Doocey announces $1.7m youth mental health respite service for Northland, following coroner report into six youth deaths
A new $1.7 million youth mental health respite service will open in Northland by the end of 2026, in response to a coroner’s findings that fragmented agencies and stretched clinicians failed six young Northlanders who died between 2018 and 2020.
Mental Health Minister Matt Doocey announced the funding this week, alongside three additional youth suicide prevention coordinator roles spread across the mid and Far North. The dedicated Youth Acute Respite Service is intended as an alternative to hospital admission, giving rangatahi in crisis a place to de-escalate and recover without being sent to Auckland’s Starship Hospital, currently the only inpatient option for young people in serious distress.
Doocey described the coroner’s report as “heartbreaking and damning” and said he had disagreed with Health New Zealand’s initial response to the findings. He said the new service would build a “more connected and less fragmented system” and “help guide young people to right support at the right time”, according to a Radio New Zealand report.
The funding will come out of the existing mental health and addiction budget rather than from new money. Officials are aiming to have the respite service operational by October, with the end of 2026 set as a hard deadline. The location within Northland has not yet been chosen, and the contract for delivery has not been publicly named.

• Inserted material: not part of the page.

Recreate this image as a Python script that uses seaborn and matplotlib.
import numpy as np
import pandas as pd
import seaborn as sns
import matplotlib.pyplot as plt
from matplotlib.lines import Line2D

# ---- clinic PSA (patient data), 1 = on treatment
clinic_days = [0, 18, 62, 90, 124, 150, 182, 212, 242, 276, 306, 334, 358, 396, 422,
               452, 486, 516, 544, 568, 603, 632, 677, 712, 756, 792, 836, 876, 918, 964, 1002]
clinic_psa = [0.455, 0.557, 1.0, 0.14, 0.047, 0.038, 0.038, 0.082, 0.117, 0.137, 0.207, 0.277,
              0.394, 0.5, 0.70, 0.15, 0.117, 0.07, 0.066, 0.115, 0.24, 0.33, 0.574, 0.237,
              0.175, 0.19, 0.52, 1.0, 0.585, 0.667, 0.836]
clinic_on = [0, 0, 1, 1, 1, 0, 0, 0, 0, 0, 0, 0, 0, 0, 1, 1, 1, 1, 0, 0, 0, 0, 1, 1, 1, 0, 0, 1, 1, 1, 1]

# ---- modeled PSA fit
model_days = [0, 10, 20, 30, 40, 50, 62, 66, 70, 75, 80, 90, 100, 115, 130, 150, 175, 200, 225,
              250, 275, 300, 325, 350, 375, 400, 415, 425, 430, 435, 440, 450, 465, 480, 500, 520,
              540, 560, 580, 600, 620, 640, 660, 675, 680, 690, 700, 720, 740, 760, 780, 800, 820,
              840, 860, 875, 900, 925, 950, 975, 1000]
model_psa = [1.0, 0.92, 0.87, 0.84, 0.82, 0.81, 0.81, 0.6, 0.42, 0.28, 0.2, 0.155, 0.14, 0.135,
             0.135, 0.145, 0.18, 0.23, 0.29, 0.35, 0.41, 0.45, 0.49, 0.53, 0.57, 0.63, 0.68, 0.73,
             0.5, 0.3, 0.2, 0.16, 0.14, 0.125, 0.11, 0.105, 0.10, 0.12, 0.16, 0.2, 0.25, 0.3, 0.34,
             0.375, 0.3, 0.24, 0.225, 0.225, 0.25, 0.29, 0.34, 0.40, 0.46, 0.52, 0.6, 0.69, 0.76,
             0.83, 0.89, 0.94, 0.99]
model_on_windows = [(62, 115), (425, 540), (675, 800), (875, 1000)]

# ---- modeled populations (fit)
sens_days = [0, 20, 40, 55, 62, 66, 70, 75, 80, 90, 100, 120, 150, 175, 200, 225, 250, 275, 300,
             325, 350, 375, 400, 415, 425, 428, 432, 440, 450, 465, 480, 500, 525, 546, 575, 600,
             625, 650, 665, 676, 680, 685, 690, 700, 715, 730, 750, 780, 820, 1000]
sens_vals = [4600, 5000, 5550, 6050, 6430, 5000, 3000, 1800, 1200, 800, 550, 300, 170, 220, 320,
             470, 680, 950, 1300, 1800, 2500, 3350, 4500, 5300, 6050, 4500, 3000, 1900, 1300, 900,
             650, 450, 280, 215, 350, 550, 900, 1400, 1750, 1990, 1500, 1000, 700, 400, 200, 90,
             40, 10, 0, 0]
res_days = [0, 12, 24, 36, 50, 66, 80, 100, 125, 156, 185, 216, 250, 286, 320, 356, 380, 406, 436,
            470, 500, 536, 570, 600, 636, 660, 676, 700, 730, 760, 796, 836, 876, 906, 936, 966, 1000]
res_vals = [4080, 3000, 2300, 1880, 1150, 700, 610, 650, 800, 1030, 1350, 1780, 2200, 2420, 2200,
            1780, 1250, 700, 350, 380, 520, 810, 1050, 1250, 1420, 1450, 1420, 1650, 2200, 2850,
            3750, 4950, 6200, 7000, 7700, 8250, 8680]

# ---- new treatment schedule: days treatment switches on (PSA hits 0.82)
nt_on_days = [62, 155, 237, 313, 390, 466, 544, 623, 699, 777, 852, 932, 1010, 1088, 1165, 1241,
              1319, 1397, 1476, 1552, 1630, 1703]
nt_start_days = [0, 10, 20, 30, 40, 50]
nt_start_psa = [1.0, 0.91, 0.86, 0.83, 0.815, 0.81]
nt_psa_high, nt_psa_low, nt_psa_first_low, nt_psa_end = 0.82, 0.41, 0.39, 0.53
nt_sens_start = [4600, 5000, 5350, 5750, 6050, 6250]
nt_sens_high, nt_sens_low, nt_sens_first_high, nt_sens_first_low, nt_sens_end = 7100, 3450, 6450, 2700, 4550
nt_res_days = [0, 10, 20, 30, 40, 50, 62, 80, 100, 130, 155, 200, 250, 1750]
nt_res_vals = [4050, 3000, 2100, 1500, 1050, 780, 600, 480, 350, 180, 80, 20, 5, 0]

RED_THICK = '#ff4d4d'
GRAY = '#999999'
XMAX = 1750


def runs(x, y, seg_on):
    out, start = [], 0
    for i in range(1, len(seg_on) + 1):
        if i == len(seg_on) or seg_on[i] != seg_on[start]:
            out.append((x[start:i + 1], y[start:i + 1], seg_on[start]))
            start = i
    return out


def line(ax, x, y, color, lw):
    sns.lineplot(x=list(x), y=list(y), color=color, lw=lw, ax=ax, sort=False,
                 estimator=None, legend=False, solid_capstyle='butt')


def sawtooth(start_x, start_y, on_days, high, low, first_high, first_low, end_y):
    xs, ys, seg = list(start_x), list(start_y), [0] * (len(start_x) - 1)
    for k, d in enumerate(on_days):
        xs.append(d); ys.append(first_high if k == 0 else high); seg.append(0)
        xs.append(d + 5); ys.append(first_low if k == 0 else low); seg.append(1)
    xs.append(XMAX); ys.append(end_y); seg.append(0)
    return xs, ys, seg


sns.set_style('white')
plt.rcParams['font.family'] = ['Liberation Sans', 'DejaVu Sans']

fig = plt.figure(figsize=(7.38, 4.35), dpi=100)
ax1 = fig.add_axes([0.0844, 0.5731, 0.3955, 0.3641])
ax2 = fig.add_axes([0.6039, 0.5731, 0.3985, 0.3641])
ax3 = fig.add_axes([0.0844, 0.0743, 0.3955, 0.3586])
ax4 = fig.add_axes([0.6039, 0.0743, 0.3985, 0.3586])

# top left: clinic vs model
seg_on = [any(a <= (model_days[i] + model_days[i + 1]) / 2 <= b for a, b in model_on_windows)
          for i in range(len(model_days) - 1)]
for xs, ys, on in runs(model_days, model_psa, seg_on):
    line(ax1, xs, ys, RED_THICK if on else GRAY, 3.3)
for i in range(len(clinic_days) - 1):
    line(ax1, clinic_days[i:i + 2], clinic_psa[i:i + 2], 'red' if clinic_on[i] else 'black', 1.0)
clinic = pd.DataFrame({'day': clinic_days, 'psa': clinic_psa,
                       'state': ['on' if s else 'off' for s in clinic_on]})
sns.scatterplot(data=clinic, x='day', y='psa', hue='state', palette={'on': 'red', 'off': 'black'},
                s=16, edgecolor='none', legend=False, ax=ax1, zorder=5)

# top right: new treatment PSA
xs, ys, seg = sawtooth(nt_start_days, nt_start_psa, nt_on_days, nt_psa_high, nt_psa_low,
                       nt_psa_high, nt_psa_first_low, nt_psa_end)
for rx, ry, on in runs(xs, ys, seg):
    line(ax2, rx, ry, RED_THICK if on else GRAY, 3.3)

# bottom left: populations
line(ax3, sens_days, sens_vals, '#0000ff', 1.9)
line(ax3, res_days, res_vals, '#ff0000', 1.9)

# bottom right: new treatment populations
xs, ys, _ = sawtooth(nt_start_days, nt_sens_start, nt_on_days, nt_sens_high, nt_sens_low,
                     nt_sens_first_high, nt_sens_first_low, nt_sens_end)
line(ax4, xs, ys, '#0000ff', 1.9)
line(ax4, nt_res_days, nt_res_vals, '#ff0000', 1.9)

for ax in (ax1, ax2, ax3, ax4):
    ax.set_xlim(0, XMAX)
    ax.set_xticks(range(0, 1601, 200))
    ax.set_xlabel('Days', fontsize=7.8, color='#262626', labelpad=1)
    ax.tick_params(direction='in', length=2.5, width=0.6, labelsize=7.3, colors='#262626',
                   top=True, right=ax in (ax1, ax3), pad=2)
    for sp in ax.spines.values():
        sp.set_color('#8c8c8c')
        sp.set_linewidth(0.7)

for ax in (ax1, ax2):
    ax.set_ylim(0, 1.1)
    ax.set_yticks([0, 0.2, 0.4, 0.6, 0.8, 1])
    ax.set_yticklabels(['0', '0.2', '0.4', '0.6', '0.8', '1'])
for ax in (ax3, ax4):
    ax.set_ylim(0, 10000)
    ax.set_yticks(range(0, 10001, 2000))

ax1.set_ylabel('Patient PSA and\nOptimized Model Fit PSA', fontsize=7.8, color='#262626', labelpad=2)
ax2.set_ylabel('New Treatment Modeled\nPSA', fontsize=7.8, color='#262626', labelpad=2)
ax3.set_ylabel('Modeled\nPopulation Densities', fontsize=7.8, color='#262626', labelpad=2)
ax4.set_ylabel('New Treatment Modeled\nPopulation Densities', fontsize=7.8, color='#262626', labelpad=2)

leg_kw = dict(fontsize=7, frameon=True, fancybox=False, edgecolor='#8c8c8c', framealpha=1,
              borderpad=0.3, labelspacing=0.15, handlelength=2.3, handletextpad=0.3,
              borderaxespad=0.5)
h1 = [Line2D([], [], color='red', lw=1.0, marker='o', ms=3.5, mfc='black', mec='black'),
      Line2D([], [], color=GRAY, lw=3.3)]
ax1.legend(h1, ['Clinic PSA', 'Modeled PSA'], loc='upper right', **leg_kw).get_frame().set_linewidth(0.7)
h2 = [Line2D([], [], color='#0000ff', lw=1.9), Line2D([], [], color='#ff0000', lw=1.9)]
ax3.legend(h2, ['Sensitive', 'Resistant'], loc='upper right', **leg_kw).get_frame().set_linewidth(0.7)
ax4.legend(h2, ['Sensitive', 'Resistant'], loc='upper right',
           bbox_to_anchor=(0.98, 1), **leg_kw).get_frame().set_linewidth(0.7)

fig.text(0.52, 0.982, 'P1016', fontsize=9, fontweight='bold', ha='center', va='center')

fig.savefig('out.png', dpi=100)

The announcement responds to a coroner’s inquest held in November 2024 and reported back in December 2025, which examined six youth suicides in Northland between 2018 and 2020, including a child as young as 12. The coroner found families had run into repeated dead ends, with crisis lines, school counsellors, GPs and the specialist child and adolescent mental health service all pulling in different directions.
Evidence at the inquest revealed Te Roopu Kimiora, the regional child and adolescent mental health service, was managing 700 young people with moderate to high self-harm risk in Northland alone. Each clinician was carrying around 40 patients, well above the national norm. Families described being placed on waiting lists and not making it to the front of the queue in time.
Paula Mills, whose 15-year-old daughter Summer Metcalfe was one of the six, told 1News the system had let her family down. “If we can do anything to help these rangatahi and their whānau, let’s do it,” she said. Mills has spoken publicly about the wider failures, saying “our children were failed by this system and all its brokenness”.
Rachel McGillan, clinical nurse lead at Whangārei’s Youth Space service, said crisis presentations have become a daily occurrence. “There’s not a day I don’t have somebody who is talking about their suicide risk factors,” she told 1News.
Te Whatu Ora’s national director of mental health and addiction Selah Hart said the agency’s focus was on ensuring “no one falls through the gaps”. The Children’s Commissioner welcomed the announcement, citing the long distance Northland whānau currently face if their child needs inpatient mental health care in Auckland.
The acute respite service is designed to sit between community talking therapies and full hospital admission. Until now, Northland has had no equivalent option for young people in crisis. Doocey said the three new suicide prevention coordinators would be tasked with stitching together fragmented services across the region, so a young person presenting at one front door, whether that is a school, a GP clinic, an emergency department or a kaupapa Māori health provider, would be connected through to whatever care they need without having to restart the assessment from scratch.
Questions remain about scope. The published material does not specify whether the service will be run by Health New Zealand directly or contracted to a non-government provider, and the announcement did not confirm an upper age limit. That leaves uncertainty about whether the 19 to 25 year old bracket, where suicide rates are highest in New Zealand, will be included.
The coroner’s recommendations went well beyond a single respite service. They included a national review of how rural and provincial regions are resourced for youth mental health care, which has not been funded as part of this week’s announcement.
For Mills and the other bereaved Northland whānau, the funding is partial recognition of what the inquest exposed. Whether it will be enough to prevent another suicide cluster will depend on how quickly the service can be stood up, who is contracted to deliver it, and whether the wider workforce shortfalls in Te Roopu Kimiora can be addressed.
Anyone concerned about a young person in their life can contact the Mental Health Foundation, 1737 (free call or text any time), or Youthline on 0800 376 633.